The sole charge of inconsistency against Webster that has in it a shadow of truth relates to the proposition he made in his speech as to the "Wilmot proviso." That celebrated proviso was named for David Wilmot, of Pennsylvania, its author. It provided against slavery in all the territory acquired from Mexico. The South had opposed the Wilmot proviso because the territory in question, much of it, was south of the Missouri Compromise line extended. Mr. Webster had often voted for the Wilmot proviso, as all knew. In his speech for the Compromise, by which the South was urged to and did give up its contentions as to the admission of California, and its contentions as to the slave trade in the District of Columbia, Webster argued that the North might forego the proviso as to New Mexico and Arizona for the reason that the proviso was, as to these territories, immaterial. Those territories, he argued, would never come in as slave States, because the God of nature had so determined. Climate and soil would forbid. Time vindicated this argument. In 1861 Charles Francis Adams said, in Congress, that New Mexico, open to slave-holders and their slaves for more than ten years, then had only twelve slaves domiciled on the surface of over 200,000 square miles of her extent.[43]

Daniel Webster's services to the cause of the Union, the preservation of which had been the passion of his life, had been absolutely unparalleled. It is perhaps true that without him Abraham Lincoln and the armies of the Union in 1861-65 would have been impossible. The sole and, as he then stated and as time proved, immaterial concession this champion of the Union now (1850) made for the sake of preserving the Union was his proposition as to New Mexico and Arizona.

Henry Clay spoke before Webster.
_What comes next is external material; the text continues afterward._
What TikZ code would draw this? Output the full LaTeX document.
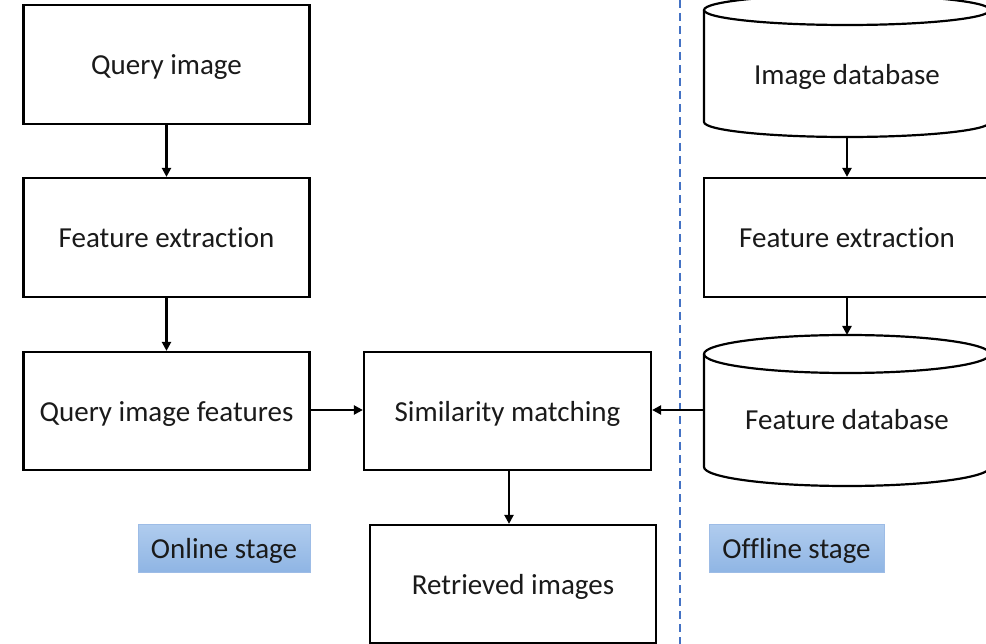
\documentclass[tikz,border=0pt]{standalone}
\usepackage{fontspec}
\setmainfont{Carlito}[Ligatures=NoCommon]
\usetikzlibrary{arrows.meta}
\definecolor{dashblue}{HTML}{4472C4}
\definecolor{lbltop}{HTML}{B0CCEE}
\definecolor{lblbot}{HTML}{8FB5E4}
\definecolor{lblborder}{HTML}{9DBCE6}
\definecolor{txt}{HTML}{1A1A1A}
\tikzset{
  stepbox/.style={draw=black, line width=2.2pt, fill=white, minimum width=286pt, minimum height=119pt, inner sep=0pt, text=txt, text height=20pt, text depth=0pt},
  lbl/.style={draw=lblborder, line width=1pt, top color=lbltop, bottom color=lblbot, minimum height=48pt, inner sep=0pt, text=txt, text height=20pt, text depth=0pt},
  txtnode/.style={inner sep=0pt, text=txt, text height=20pt, text depth=0pt},
  arr/.style={line width=2.2pt, -{Triangle[length=9pt,width=9pt]}},
  cyl/.style={draw=black, line width=2.2pt},
  dashline/.style={draw=dashblue, line width=2pt, dash pattern=on 8pt off 5pt}
}
\begin{document}
\begin{tikzpicture}[x=1pt,y=-1pt, font=\fontsize{29}{34}\selectfont]
\useasboundingbox (0,0) rectangle (986,644);
% dashed separator
\coordinate (dtop) at (680,0);
\coordinate (dbot) at (680,644);
\draw[dashline] (dtop) -- (dbot);
% left column
\node[stepbox] (qi) at (166.5,64.5) {Query image};
\node[stepbox] (fel) at (166.5,237.5) {Feature extraction};
\node[stepbox, minimum height=118pt] (qif) at (166.5,411) {Query image features};
\node[stepbox, minimum width=287pt, minimum height=118pt] (sm) at (507.5,411) {Similarity matching};
\node[stepbox, minimum height=118pt] (ri) at (513,584) {Retrieved images};
% right column
\node[stepbox] (fer) at (847,237.5) {Feature extraction};
% image database cylinder
\fill[white] (704,10) -- (704,122) arc[start angle=180,end angle=360,x radius=143pt,y radius=15pt] -- (990,10) -- cycle;
\draw[cyl] (704,10) -- (704,122) arc[start angle=180,end angle=360,x radius=143pt,y radius=15pt] -- (990,10);
\draw[cyl] (847,10) ellipse[x radius=143pt, y radius=15pt];
\node[txtnode] (imgdb) at (847,75) {Image database};
\coordinate (imgdbbot) at (847,137);
% feature database cylinder
\draw[cyl] (704,354) -- (704,467) arc[start angle=180,end angle=360,x radius=143pt,y radius=19pt] -- (990,354);
\draw[cyl] (847,354) ellipse[x radius=143pt, y radius=19pt];
\node[txtnode] (fdb) at (847,420) {Feature database};
\coordinate (fdbtop) at (847,335);
\coordinate (fdbleft) at (704,410);
% labels
\node[lbl, minimum width=172pt] (online) at (224,548) {Online stage};
\node[lbl, minimum width=175pt] (offline) at (796.5,548.5) {Offline stage};
% connectors
\draw[arr] (qi) -- (fel);
\draw[arr] (fel) -- (qif);
\draw[arr] (qif.east |- 0,410) -- (sm.west |- 0,410);
\draw[arr] (fdbleft) -- (sm.east |- fdbleft);
\draw[arr] (sm.south -| 509,0) -- (ri.north -| 509,0);
\draw[arr] (imgdbbot) -- (fer.north);
\draw[arr] (fer.south) -- (fdbtop);
\end{tikzpicture}
\end{document}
These words were the key-note of Clay's great speech: "In my opinion the body politic cannot be preserved unless this agitation, this distraction, this exasperation, which is going on between the two sections of the country, shall cease."

The country waited with anxiety to hear from Webster. Hundreds of suggestions and appeals went to him. Both sides were hopeful.[44] Anti-slavery people knew his aversion to slavery. He had never countenanced anti-slavery agitation, but he had voted for the Wilmot proviso. They knew, too, that he had long been ambitious to be President, and, carried away by their enthusiasm, they hoped that Webster would swim along with the tide that was sweeping over the majority section of the Union. In view of Mr. Webster's past record, however, it would be difficult to believe that Abolitionists were really disappointed in him had we not many such proofs as the following stanza from Whittier's ode, published after the speech:

Oh! dumb be passing, stormy rage
When he who might
Have lighted up and led his age
Falls back in night!

The conservatives also were hopeful. They knew that, though Webster had always been, as an individual, opposed to slavery, he had at all times stood by the Constitution, as well as the Union. At no time had he ever qualified or retracted these words in his speech at Niblo's Garden in 1839: "Slavery, as it exists in the States, is beyond the reach of Congress. It is a concern of the States themselves. They have never submitted it to Congress, and Congress has no rightful power over it. I shall concur therefore in no act, no measure, no menace, no indication of purpose which shall interfere or threaten to interfere with the exclusive authority of the several States over the subject of slavery, as it exists within their respective limits. All this appears to me to be matter of plain imperative duty."

Nullifying the fugitive slave law was a plain "interference" with the rights of the slave States.

Mr. Webster's intent, when he spoke on the Compromise measures, is best explained by his own words, on June 17, while these measures were still pending: "Sir, my object is peace. My object is reconciliation. My purpose is not to make up a case for the North or a case for the South. My object is not to continue useless and irritating controversies. I am against agitators, North and South, and all narrow local contests. I am an American, and I know no locality but America."